Soldier of Freedom_ in which he portrays the 32nd president as “a deeply divided man – divided between the man of principle of ideals, of faith, crusading for a distant vision, on the one


hand; and, on the other, the man of _realpolitik_, of prudence, of narrow, manageable, short-run goals, intent always on protecting his power and authority in a world of shifting moods and


capricious fortune.” FDR and Lincoln often compete with Washington for the title of greatest American president, and the first chief executive has been the subject of hundreds of


biographies. One recent effort of note is the 2004 _His Excellency George Washington_, by Joseph J. Ellis, who examines the myths (of a man who could not tell a lie) as well as “dismissive


verdicts about the deadest, whitest male in American history.” No essay on presidential biographies can omit David McCullough’s singlehanded success in rehabilitating two long-derided


presidents in his 2001 _John Adams_ and his 1992 _Truman_, both Pulitzer winners. Nor can it ignore Ron Chernow, whose _Hamilton_ (though its subject never became president) inspired the


Broadway hit musical. He is only the latest to celebrate the virtues of another long-underestimated chief executive in his 2017 _Grant_, whom he argues was instrumental not only in the


Union’s victory in the Civil War but also “in realizing the wartime goals” to “gain freedom and justice for Black Americans.” For all this, since Michael J. Birkner’s 1996 _James Buchanan


and the Political Crisis of the 1850s, _no high-profile biographer has published a biography of the president remembered mostly for supporting the notorious 1857 Supreme Court Dred Scott


decision that deemed Blacks not to be American citizens, and for failing to prevent the Civil War.

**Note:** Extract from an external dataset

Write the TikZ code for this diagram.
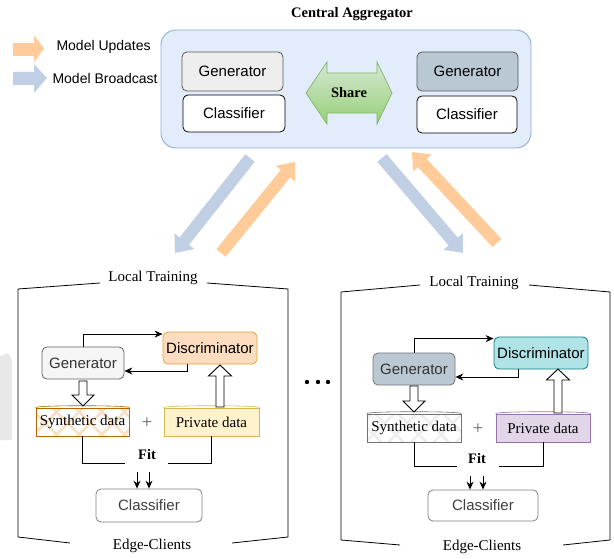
\documentclass[tikz,border=0pt]{standalone}
\usepackage{fontspec}
\setmainfont{Liberation Serif}
\newfontfamily\arialf{Liberation Sans}
\usetikzlibrary{arrows.meta,patterns.meta,calc}
\definecolor{cbox}{HTML}{E3ECFA}
\definecolor{cboxd}{HTML}{8EADD8}
\definecolor{gengray}{HTML}{EEEEEE}
\definecolor{genblue}{HTML}{BAC8D3}
\definecolor{discor}{HTML}{FDDCC0}
\definecolor{discord}{HTML}{E3A23A}
\definecolor{disccy}{HTML}{B0E3E6}
\definecolor{disccyd}{HTML}{0E8088}
\definecolor{privy}{HTML}{FFF2CC}
\definecolor{privyd}{HTML}{D6B656}
\definecolor{privp}{HTML}{E1D5E7}
\definecolor{privpd}{HTML}{9673A6}
\definecolor{synor}{HTML}{B46504}
\definecolor{synpat}{HTML}{F9E0C0}
\definecolor{orangeA}{HTML}{FFCC99}
\definecolor{blueA}{HTML}{C0CFE3}
\definecolor{greenT}{HTML}{D5E8D4}
\definecolor{greenB}{HTML}{97D077}
\definecolor{greenD}{HTML}{82B366}
\begin{document}
\begin{tikzpicture}[x=1pt,y=-1pt,
  sfont/.style={font=\arialf\fontsize{15}{18}\selectfont},
  rfont/.style={font=\fontsize{15}{18}\selectfont},
  mbox/.style={draw, rounded corners=5pt, line width=0.8pt, inner sep=0pt, sfont},
  dstore/.style={draw, line width=0.8pt, inner sep=0pt, rfont},
  flow/.style={line width=0.9pt, -{Stealth[length=8pt,width=7pt]}},
  fitline/.style={line width=0.9pt},
  hollow/.style={draw, fill=white, line width=0.9pt},
  bracket/.style={line width=0.8pt},
  bigarr/.style={line width=12pt, -{Triangle[length=15pt,width=24pt]}},
  plussign/.style={font=\fontsize{19}{20}\selectfont, text=black!60}
]
\useasboundingbox (0,0) rectangle (614,559);
\fill[white] (0,0) rectangle (614,559);

% faint watermark at left edge
\fill[black!9] (0,356) -- (8,353) -- (12,360) -- (12,440) -- (0,440) -- cycle;

% ---------- legend ----------
\fill[orangeA] (13,43) -- (34,43) -- (34,35) -- (44,48.5) -- (34,62) -- (34,56) -- (13,56) -- cycle;
\fill[blueA] (13,72) -- (34,72) -- (34,64) -- (47,78) -- (34,93) -- (34,85) -- (13,85) -- cycle;
\node[anchor=west, font=\arialf\fontsize{14}{17}\selectfont] (lgu) at (53,47) {Model Updates};
\node[anchor=west, font=\arialf\fontsize{14}{17}\selectfont] (lgb) at (49,78) {Model Broadcast};

% ---------- big arrows ----------
\coordinate (bl1) at (250,158); \coordinate (bl2) at (175,253);
\coordinate (ol1) at (221,253); \coordinate (ol2) at (295,162);
\coordinate (br1) at (382,158); \coordinate (br2) at (463,253);
\coordinate (or1) at (497,243); \coordinate (or2) at (412,152);
\draw[bigarr, blueA] (bl1) -- (bl2);
\draw[bigarr, orangeA] (ol1) -- (ol2);
\draw[bigarr, blueA] (br1) -- (br2);
\draw[bigarr, orangeA] (or1) -- (or2);

% ---------- central aggregator ----------
\node[font=\bfseries\fontsize{14.5}{17}\selectfont] (ctitle) at (352,14) {Central Aggregator};
\node[draw=cboxd, fill=cbox, rounded corners=15pt, line width=0.9pt,
      minimum width=370pt, minimum height=118pt] (cagg) at (346,89) {};
\node[mbox, fill=gengray, draw=black!65, minimum width=101pt, minimum height=39pt] (cgen1) at (232.5,71.5) {Generator};
\node[mbox, fill=white, minimum width=102pt, minimum height=37pt] (ccls1) at (234,113.5) {Classifier};
\node[mbox, fill=genblue, draw=black!65, minimum width=101pt, minimum height=39pt] (cgen2) at (467.5,71.5) {Generator};
\node[mbox, fill=white, minimum width=100pt, minimum height=37pt] (ccls2) at (467,114.5) {Classifier};
\shadedraw[top color=greenT, bottom color=greenB, draw=greenD, line width=0.7pt]
  (306,93) -- (327,62) -- (327,73) -- (377,73) -- (377,62) -- (392,93)
  -- (377,124) -- (377,113) -- (327,113) -- (327,124) -- cycle;
\node[font=\bfseries\fontsize{14.5}{17}\selectfont] (share) at (349,93) {Share};

% ---------- left client ----------
\node[rfont] (lloc) at (153,278) {Local Training};
\node[rfont] (ledge) at (152,546) {Edge-Clients};
\draw[bracket] (100,283) -- (18,289) -- (18,537) -- (70,543);
\draw[bracket] (207,283) -- (288,289) -- (288,537) -- (232,543);

\node[mbox, fill=black!4, draw=black!60, text=black!80, minimum width=82pt, minimum height=32pt] (lgen) at (83,363) {Generator};
\node[mbox, fill=discor, draw=discord, minimum width=94pt, minimum height=32pt] (ldisc) at (210,348) {Discriminator};
\begin{scope}
\clip (36,408) rectangle (129,436);
\path[pattern={Lines[angle=45,distance=16pt,line width=2.5pt]}, pattern color=synpat] (36,408) rectangle (129,436);
\path[pattern={Lines[angle=-45,distance=16pt,line width=2.5pt]}, pattern color=synpat] (36,408) rectangle (129,436);
\end{scope}
\node[dstore, draw=synor, minimum width=93pt, minimum height=28pt] (lsyn) at (82.5,422) {Synthetic data};
\draw[synor, line width=0.6pt] (lsyn.north west) .. controls ([yshift=2.5pt]lsyn.north west) and ([yshift=2.5pt]lsyn.north east) .. (lsyn.north east);
\node[dstore, fill=privy, draw=privyd, minimum width=95pt, minimum height=28pt] (lpriv) at (211.5,422) {Private data};
\draw[privyd, line width=0.6pt] (lpriv.north west) .. controls ([yshift=2.5pt]lpriv.north west) and ([yshift=2.5pt]lpriv.north east) .. (lpriv.north east);
\node[plussign] (lplus) at (147,423) {+};
\node[mbox, fill=white, draw=black!50, text=black!75, minimum width=106pt, minimum height=33pt] (lcls) at (149,505.5) {Classifier};

\draw[flow] (lgen.north) |- ([yshift=-2.5pt]ldisc.north west);
\draw[flow] ([xshift=-23pt]ldisc.south) |- ([yshift=-8pt]lgen.east);
\path[hollow] (79,381) -- (87,381) -- (87,395) -- (94,395) -- (83,406) -- (72,395) -- (79,395) -- cycle;
\path[hollow] (216,407) -- (224,407) -- (224,376) -- (231.5,376) -- (220,365) -- (208.5,376) -- (216,376) -- cycle;

\node[font=\bfseries\fontsize{14.5}{17}\selectfont] (lfit) at (147,455) {Fit};
\coordinate (lfa) at (125,463); \coordinate (lfb) at (168,463);
\draw[fitline] (lsyn.south) |- (lfa);
\draw[fitline] (lfb) -| (lpriv.south);
\coordinate (la1) at (137,472); \coordinate (la2) at (149,472);
\draw[flow] (la1) -- (la1 |- lcls.north);
\draw[flow] (la2) -- (la2 |- lcls.north);

% dots
\fill (307,382) circle (2.2pt) (318,382) circle (2.2pt) (328,382) circle (2.2pt);

% ---------- right client ----------
\node[rfont] (rloc) at (474,283) {Local Training};
\node[rfont] (redge) at (482,547) {Edge-Clients};
\draw[bracket] (420,285) -- (341,292) -- (341,540) -- (400,545);
\draw[bracket] (529,285) -- (610,292) -- (610,540) -- (563,545);

\node[mbox, fill=genblue, draw=black!55, text=black!80, minimum width=82pt, minimum height=32pt] (rgen) at (414,369) {Generator};
\node[mbox, fill=disccy, draw=disccyd, minimum width=94pt, minimum height=32pt] (rdisc) at (541,353) {Discriminator};
\begin{scope}
\clip (367,414) rectangle (461,442);
\path[pattern={Lines[angle=45,distance=16pt,line width=2.5pt]}, pattern color=black!7] (367,414) rectangle (461,442);
\path[pattern={Lines[angle=-45,distance=16pt,line width=2.5pt]}, pattern color=black!7] (367,414) rectangle (461,442);
\end{scope}
\node[dstore, draw=black!55, minimum width=94pt, minimum height=28pt] (rsyn) at (414,428) {Synthetic data};
\draw[black!55, line width=0.6pt] (rsyn.north west) .. controls ([yshift=2.5pt]rsyn.north west) and ([yshift=2.5pt]rsyn.north east) .. (rsyn.north east);
\node[dstore, fill=privp, draw=privpd, minimum width=94pt, minimum height=28pt] (rpriv) at (543,428) {Private data};
\draw[privpd, line width=0.6pt] (rpriv.north west) .. controls ([yshift=2.5pt]rpriv.north west) and ([yshift=2.5pt]rpriv.north east) .. (rpriv.north east);
\node[plussign] (rplus) at (478,429) {+};
\node[mbox, fill=white, draw=black!50, text=black!75, minimum width=110pt, minimum height=31pt] (rcls) at (483,505.5) {Classifier};

\draw[flow] (rgen.north) |- ([yshift=-2pt]rdisc.north west);
\draw[flow] ([xshift=-23pt]rdisc.south) |- ([yshift=-8pt]rgen.east);
\path[hollow] (410,386) -- (418,386) -- (418,401) -- (425,401) -- (414,412) -- (403,401) -- (410,401) -- cycle;
\path[hollow] (554,413) -- (562,413) -- (562,380) -- (569.5,380) -- (558,369) -- (546.5,380) -- (554,380) -- cycle;

\node[font=\bfseries\fontsize{14.5}{17}\selectfont] (rfit) at (477,459) {Fit};
\coordinate (rfa) at (457,466); \coordinate (rfb) at (499,466);
\draw[fitline] (rsyn.south) |- (rfa);
\draw[fitline] (rfb) -| (rpriv.south);
\coordinate (ra1) at (470,476); \coordinate (ra2) at (483,476);
\draw[flow] (ra1) -- (ra1 |- rcls.north);
\draw[flow] (ra2) -- (ra2 |- rcls.north);
\end{tikzpicture}
\end{document}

Often cited as America’s worst president, he does not – despite his acknowledged


significance – offer the uplifting civic lessons that attract historians and biographers. “I would not choose to write about Buchanan,’' said Doris Kearns Goodwin, “because I wouldn’t


want to live with him for five years.” EDITOR’S NOTE: An earlier version of this article included an incorrect date for publication of Ron Chernow's book Grant.